In discussions at the conference I’m seeing operators wind-back on their revenue projections across: connected car (really most of revenue is transportation segment which is well established), M2M (devices / solutions providers are in control), eHealth (money is in the devices / medical services), etc. A comment common to many of these emerging business areas is the key to controlling value / revenue / margin is being the one that controls the customer relationship, especially in emerging areas where solutions have a fair degree of customization. Hence why we’ve seen many operators aggressively acquire businesses that provide that direct customer relationship, e.g. Verizon buying Hughes Telematics.

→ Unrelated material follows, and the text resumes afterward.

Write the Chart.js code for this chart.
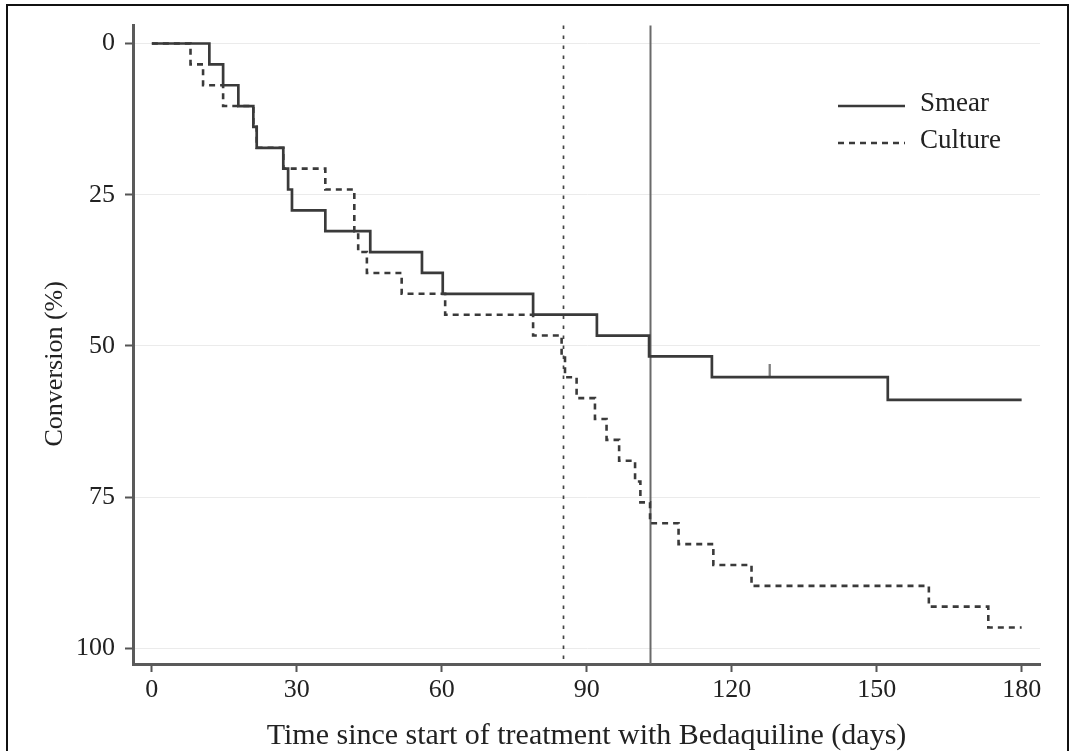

Neelie Kroes, European Commission presented the CEF (Connecting Europe Facility). Neelie is the one who ended the roaming rip-off in Europe. However, some countries are dense and rich enough that they can afford without aid, so its best done on a country by country basis. The end goal of fiber is clear, the challenge is how to get there as customer needs continue to grow. In discussions with operators their copper plant is a mess, so they often have to do rehabilitation. A big problem with FTTH roll-out is the need to change the access design rules, completely new access plant, new people, new rules, empowered, not dumbed down so that no intelligence is required. Rather employ good people that can react, build out optimally for fiber, not the legacy copper cabinet / DP infrastructure. Some payback periods for fiber build-out where the operator is only acting as a wholesale provider puts the payback 12-15 years! Its good we can squeeze out more bps out of copper as fiber build out accelerates, but to pay for all this investment services are essential.
In a session I chaired on service delivery two presentations that stand out as great examples of what the conference is all about, sharing practical IMS deployment experiences. Tomas GrineviDius from TEO and Pieter Veenstra from KPN provided case studies on their experiences in building new services for customer susing IMS and how to use knowledge in the network to improve both customer HD voice success rates and improve network performance. The slides provide more details.
Overall, the conference achieves what I find MWC has lost, the frank practical exchange of experiences on how to achieve service and network success.